Assuming that your sets are finite and consist of positive integers only, every such set is a homogeneous arithmetic progression $\{d,2d,\dotsc,nd\}$, where $n=|A|$.
For the proof, let $A-A$ be the set of all differences $a_1-a_2$ with $a_1,a_2\in A$, and denote by $D_+$ the set of all positive elements of $A-A$. We have $D_+\subsetneq A$ (the inclusion is strict since the largest element of $A$ is not in $D_+$) and $|D_+|=(|A-A|-1)/2$. It follows that $|A-A|=2|D_+|+1\le 2|A|-1$, which is known to be possible if $A$ is an arithmetic progression only. It is then easy to see that the progression must be of the indicated form $\{d,2d,\dotsc,nd\}$.
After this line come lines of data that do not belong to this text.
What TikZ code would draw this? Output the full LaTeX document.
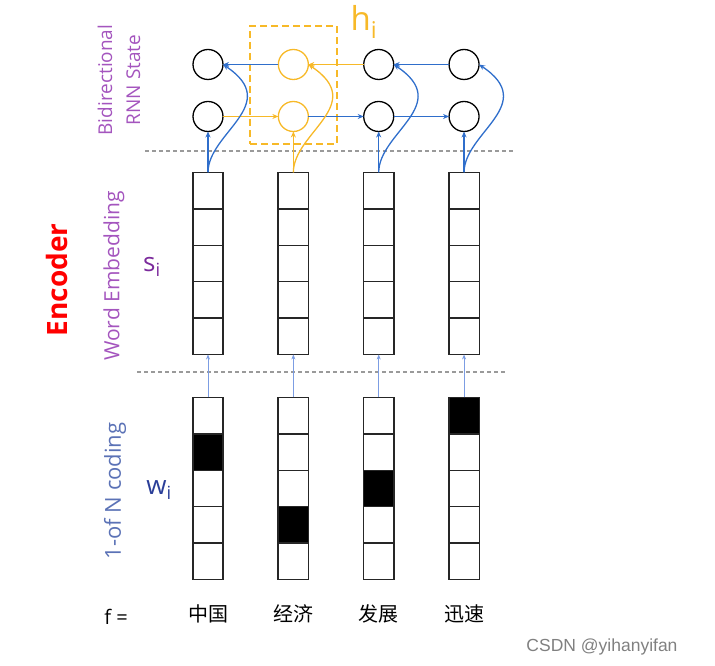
\documentclass[tikz,border=0pt]{standalone}
\usepackage{fontspec}
\setmainfont{Open Sans}
\newfontfamily\zhfont{Noto Sans CJK SC}
\newfontfamily\markfont{Liberation Sans}
\usepackage{xcolor}
\definecolor{rnnblue}{HTML}{2F6ECB}
\definecolor{gold}{HTML}{F7B928}
\definecolor{lilac}{HTML}{A455BE}
\definecolor{plum}{HTML}{7B2A9C}
\definecolor{navy}{HTML}{2A3E98}
\definecolor{slate}{HTML}{5B72B6}
\definecolor{skyline}{HTML}{7C9DE3}
\definecolor{guide}{HTML}{9A9A9A}
\usepackage{tikz}
\usetikzlibrary{
  arrows.meta,
  positioning,
  shapes.multipart
}

\begin{document}
\begin{tikzpicture}[
  x=1pt, y=1pt,
  node distance=55pt,
  vec/.style={rectangle split, rectangle split parts=5, draw=black!85, line width=1.4pt, inner sep=0pt, outer sep=0pt, rectangle split empty part width=25pt, rectangle split empty part height=35pt, rectangle split empty part depth=0pt},
  unit/.style={circle, draw=black, line width=1.3pt, minimum size=30pt, inner sep=0pt, outer sep=0pt},
  hunit/.style={unit, draw=gold},
  barr/.style={-{Stealth[length=6pt, width=5pt]}, line width=1.3pt, rnnblue},
  oarr/.style={barr, gold},
  farr/.style={-{Stealth[length=5pt, width=4pt]}, line width=0.8pt, skyline},
  sep/.style={dash pattern=on 4pt off 3pt, line width=1.2pt, guide},
  lbl/.style={rotate=90, align=center},
  word/.style={font=\zhfont\fontsize{20}{24}\selectfont},
]
\useasboundingbox (0,0) rectangle (715,666);

% Word embedding vectors
\node[vec] (e1) at (208,402.5) {};
\node[vec, right=of e1] (e2) {};
\node[vec, right=of e2] (e3) {};
\node[vec, right=of e3] (e4) {};

% 1-of-N vectors
\node[vec, below=43pt of e1, rectangle split part fill={white,black,white,white,white}] (w1) {};
\node[vec, below=43pt of e2, rectangle split part fill={white,white,white,black,white}] (w2) {};
\node[vec, below=43pt of e3, rectangle split part fill={white,white,black,white,white}] (w3) {};
\node[vec, below=43pt of e4, rectangle split part fill={black,white,white,white,white}] (w4) {};

% RNN states
\node[unit, above=41pt of e1] (b1) {};
\node[unit, above=22pt of b1] (t1) {};
\node[hunit, above=41pt of e2] (b2) {};
\node[hunit, above=22pt of b2] (t2) {};
\node[unit, above=41pt of e3] (b3) {};
\node[unit, above=22pt of b3] (t3) {};
\node[unit, above=41pt of e4] (b4) {};
\node[unit, above=22pt of b4] (t4) {};

% h_i box
\node[draw=gold, dash pattern=on 7pt off 4pt, line width=1.3pt, minimum width=87pt, minimum height=118pt] (hbox) at (293.5,581) {};
\node[text=gold, font=\fontsize{33}{36}\selectfont] (hlab) at (364,644) {h\textsubscript{i}};

% separators
\draw[sep] (145,515) -- (515,515);
\draw[sep] (137,294) -- (507,294);

% labels
\node[lbl, text=lilac, font=\fontsize{19}{28}\selectfont] (rnnlab) at (119,586) {Bidirectional\\RNN State};
\node[lbl, text=lilac, font=\fontsize{21}{24}\selectfont] (emblab) at (114,390) {Word Embedding};
\node[lbl, text=slate, font=\fontsize{22}{24}\selectfont] (onelab) at (115,175) {1-of N coding};
\node[lbl, text=red, font=\bfseries\fontsize{28}{32}\selectfont] (enclab) at (57,386) {Encoder};
\node[text=plum, font=\fontsize{26}{30}\selectfont] (slab) at (152,399) {s\textsubscript{i}};
\node[text=navy, font=\fontsize{26}{30}\selectfont] (wlab) at (159,176) {w\textsubscript{i}};
\node[font=\fontsize{20}{24}\selectfont] (flab) at (116,49) {f =};

% words
\node[word, below=22pt of w1] (c1) {中国};
\node[word, below=22pt of w2] (c2) {经济};
\node[word, below=22pt of w3] (c3) {发展};
\node[word, below=22pt of w4] (c4) {迅速};
\node[text=black!50, font=\markfont\fontsize{17.5}{20}\selectfont] (mark) at (602,19) {CSDN @yihanyifan};

% recurrent links
\draw[barr] (t2.west) -- (t1.east);
\draw[oarr] (t3.west) -- (t2.east);
\draw[barr] (t4.west) -- (t3.east);
\draw[oarr] (b1.east) -- (b2.west);
\draw[barr] (b2.east) -- (b3.west);
\draw[barr] (b3.east) -- (b4.west);

% inputs to states
\draw[barr] (e1.north) -- (b1.south);
\draw[barr] (e1.north) .. controls +(0,40) and +(60,-40) .. (t1.east);
\draw[oarr] (e2.north) -- (b2.south);
\draw[oarr] (e2.north) .. controls +(0,40) and +(60,-40) .. (t2.east);
\draw[barr] (e3.north) -- (b3.south);
\draw[barr] (e3.north) .. controls +(0,40) and +(60,-40) .. (t3.east);
\draw[barr] (e4.north) -- (b4.south);
\draw[barr] (e4.north) .. controls +(0,40) and +(60,-40) .. (t4.east);

% lookup
\draw[farr] (w1.north) -- (e1.south);
\draw[farr] (w2.north) -- (e2.south);
\draw[farr] (w3.north) -- (e3.south);
\draw[farr] (w4.north) -- (e4.south);

\end{tikzpicture}
\end{document}
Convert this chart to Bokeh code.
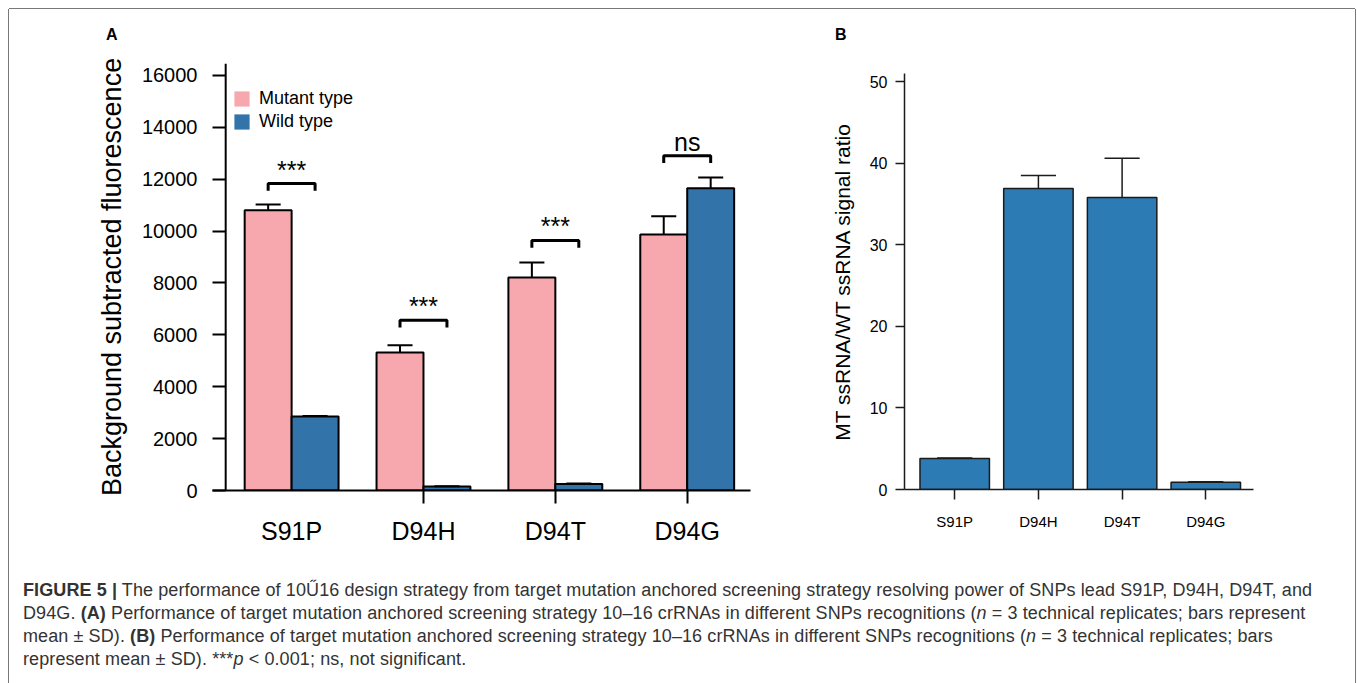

Addressing a question in the comments. To derive from $|A-A|=2|A|-1$ that $A$ is an arithmetic progression, one can use induction. Write $A=\{a_1,\dotsc,a_n\}$ with $a_1<\dotsb<a_n$, and let $A_0:=A\setminus\{a_n\}$. We have $(A_0-A_0)\cup\{a_n-a_1,a_1-a_n\}\subseteq A-A$, with the union in the left-hand side disjoint. Consequently, $|A_0-A_0|\le|A-A|-2\le 2|A_0|-1$, and by the induction hypothesis, $A_0$ is an arithmetic progression. Moreover, if $a_n$ were not the next term of this progression, then $(A-A)\setminus (A_0-A_0)$ would additionally contain the elements $\pm(a_n-a_2)$, leading to $|A-A|\ge|A_0-A_0|+4>2|A|-1$, a contradiction.
Here is yet another proof; as far as simplicity is concerned (see Noam's answer), this one is difficult to beat.
Suppose that $A=\{a_1,\dotsc,a_n\}$ has the property in question, where $a_1<\dotsb <a_n$. Since $a_2-a_1$ is an element of $A$ smaller than $a_2$, we must have $a_2-a_1=a_1$; that is, $a_2=2a_1$. Similarly, $a_3-a_1$ is an element of $A$ exceeding $a_2-a_1=a_1$, but smaller than $a_3$; hence, $a_3-a_1=a_2$, implying $a_3=3a_1$. Continuing this way, we get $a_k=ka_1$ for each $k=1,2,\dotsc,n$.